En dépit de cette transition au ralenti, la contestation de nature politique demeure marginale . L'opposition frontale au régime ne suscite pas d'adhésion, comme en a témoigné l'échec d'un appel en ce sens le 13 janvier dernier. Le mouvement du 20 février est par ailleurs fragilisé par l'adhésion de l'opinion aux réformes royales, la répression disproportionnée de ses cadres en 2012 et l'absence de figure charismatique en son sein.

Des mouvements de contestations subsistent néanmoins, qui se fondent essentiellement sur des revendications économiques et sociales. Justice et Bienfaisance , une organisation islamiste qui conteste la légitimité religieuse du roi, fait figure de proue de ses mouvements, en s'appuyant notamment sur l'UMT, le principal syndicat indépendant. L'intégration à moyen terme de cette organisation dans le jeu politique n'est pas inenvisageable. Elle viendrait contester la tutelle du Parti de la Justice et du Développement actuellement au pouvoir sur l'islam politique, qui s'inspire de l'exemple turc de l' AKP . Justice et Bienfaisance propose une vision alternative, notamment en matière économique, où elle milite pour une intervention soutenue de l'État mais aussi institutionnelle en contestant davantage les pouvoirs conservés par le roi.

L'influence des cheikhs salafistes - Abou Hafs, Omar Haddouchi, Hassan el-Kettani et Mohamed Fizazi - reste délicate à évaluer. Libérés en février 2012 par une grâce royale, ils n'ont pas hésité à reprendre leurs critiques contre la monarchie avant de se rétracter. Leur audience sur Internet est néanmoins assez significative.

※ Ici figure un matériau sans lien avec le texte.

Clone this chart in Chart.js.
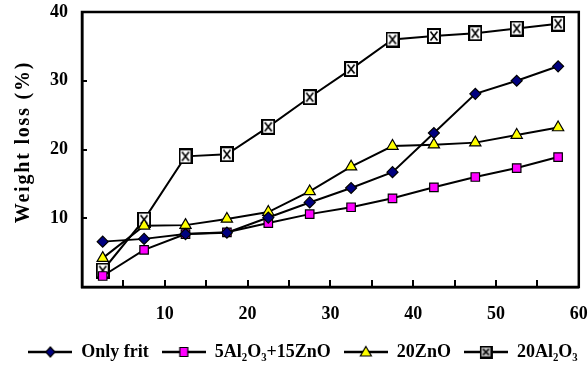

Le rapport de la Commission européenne sur l'application de la politique européenne de voisinage en 2012 relève un certain nombre de points sur lequel le Maroc doit encore progresser au plan politique. Si Bruxelles estime que le débat parlementaire ainsi que le débat public sur l'action gouvernementale ont gagné en dynamisme, elle note toutefois que les progrès dans la mise en oeuvre effective de la nouvelle Constitution adoptée en 2011 sont assez limités.

La Commission appelle ainsi à poursuivre et accélérer la mise en oeuvre de la nouvelle Loi fondamentale. Elle insiste notamment sur la nécessité de créer un Conseil supérieur du pouvoir judiciaire, de moderniser le statut des magistrats et formuler un plan stratégique global pour la réforme du secteur de la justice, en révisant notamment le code pénal. La lutte contre la corruption doit, en outre, faire figure de priorité. L'adoption d'une loi organique en ce qui concerne la gestion des finances publiques est également mise en avant.

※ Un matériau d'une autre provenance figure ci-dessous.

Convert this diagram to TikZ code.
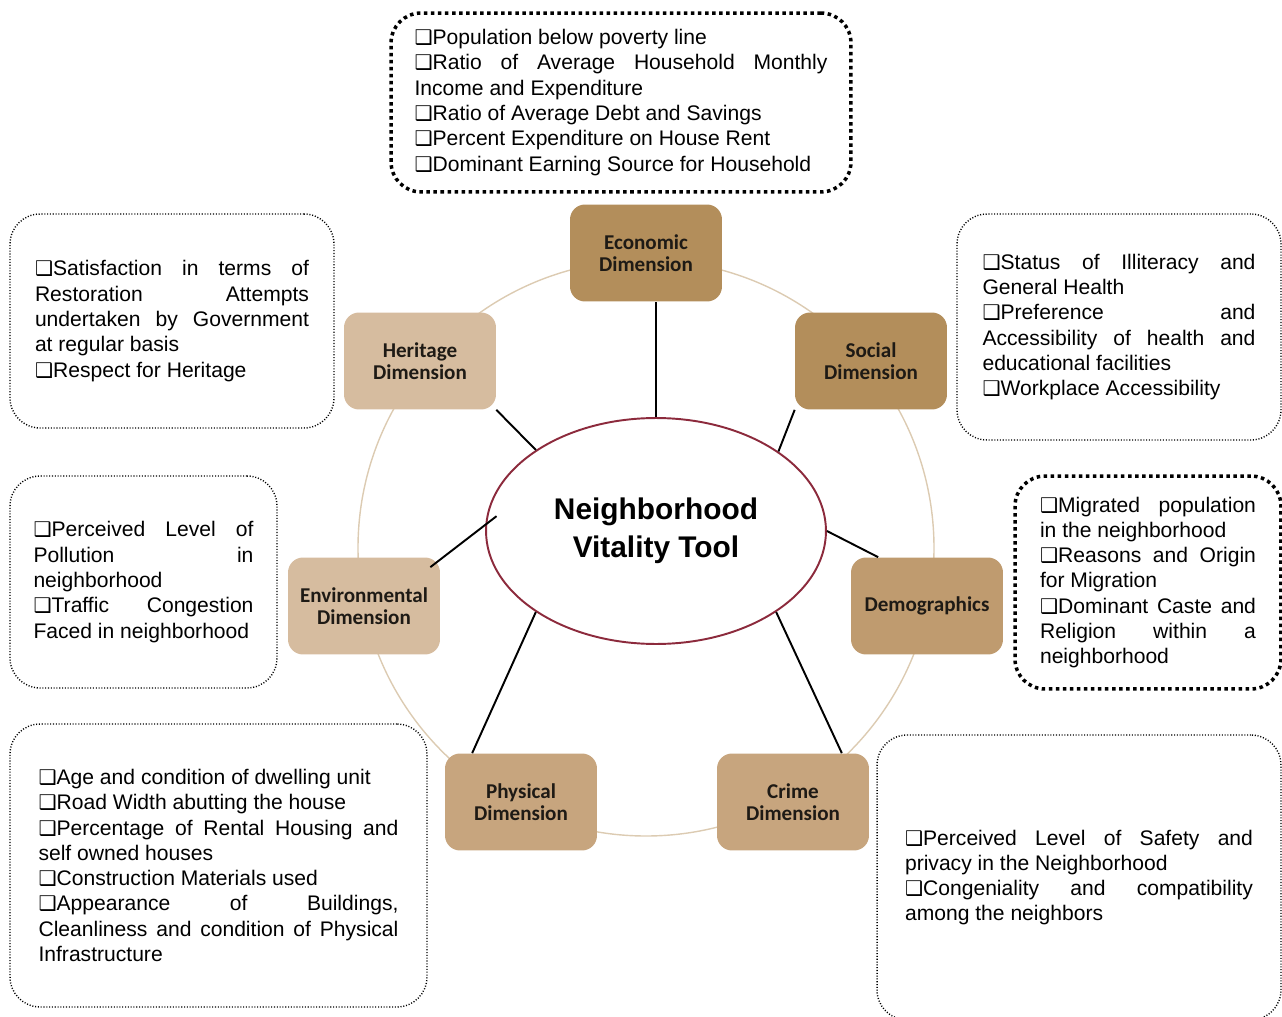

La Commission souhaite également que le meilleur respect de l'exercice des libertés d'association, de rassemblement, d'expression et de la presse soit mieux garanti et que la société civile soit plus associée à l'élaboration, la mise en oeuvre et l'évaluation des politiques publiques.

Une crise gouvernementale jugulée ?

Le Maroc a connu une crise gouvernementale entre le 11 juillet et le 10 octobre derniers, marquée par le retrait des ministres issus de l' lstiqlal , qui participe à la coalition gouvernementale aux côtés du Parti de la Justice et du Développement (PJD). Vainqueur des élections de novembre 2011, dirigé par le chef du gouvernement, M. Abdelilah Kerane, le PJD ne dispose pas, en effet, de la majorité absolue à la Chambre des conseillers. Cette victoire a cependant contribué à crédibiliser le processus de transition démocratique, puisque cette formation ne bénéficie pas de l'appui du roi. Il convient de relever que le parti Authenticité et Modernité , proche du roi, ne fait pas partie de l'actuelle coalition gouvernementale.

L' Istiqlal contestait néanmoins depuis des mois l'incapacité du chef de gouvernement à lutter contre la crise économique et sociale qui affecte le pays. Ces démissions n'ont pas débouché immédiatement sur des élections anticipées mais sur une ouverture de la coalition gouvernementale à d'autres composantes. Une modulation du projet législatif du PJD devrait être la conséquence de cet élargissement. La nouvelle équipe, mise en place le 10 octobre, peut ainsi apparaître comme contre-nature, puisqu'elle intègre des membres du Rassemblement national des indépendants (RNI), d'inspiration social-démocrate et jusqu'alors dans l'opposition. Cette formation défend notamment la promotion de l'égalité hommes-femmes, la lutte contre le mariage des mineurs et contre la polygamie ou la libéralisation de l'avortement. La réorganisation semble s'être effectuée au détriment du PJD, qui voit des postes régaliens lui échapper à l'instar de l'économie et des finances ou des affaires étrangères désormais occupés par des membres du RNI ou des portefeuilles de l'éducation et de l'intérieur confiés à des personnalités indépendantes (les technocrates).

Cette crise a permis au roi d'incarner un recours pour la continuité de l'État, sans pour autant qu'il ne soit obligé de s'immiscer dans un conflit partisan. Interprétant l'article 42 de la nouvelle Constitution, aux termes duquel il est en charge de veiller au bon fonctionnement des institutions, il n'a pas souhaité arbitrer publiquement en faveur de l'une ou l'autre formation, estimant que chacune d'entre elles disposait d'une légitimité démocratique. Le PJD sort, quant à lui, affaibli par cet épisode, la recherche de nouveaux alliés ayant un peu plus contribué à ralentir le processus de réforme envisagé. La défaite du PJD lors de l'élection législative partielle de Moulay Yacoub, le 3 octobre 2013, est venue confirmer cette érosion de la formation majoritaire. Il n'est pas sûr que la coalition puisse tenir, dans ces conditions, jusqu'à la fin de la législature prévue en 2016.

Reste que la plupart des acteurs politiques s'accordent sur le fait que la réussite de l'expérience gouvernementale est dans l'intérêt du pays. Un échec trop rapide du pouvoir élu en novembre 2011 pourrait compromettre la crédibilité de la transition démocratique et accroitre la défiance des citoyens à l'égard du pouvoir.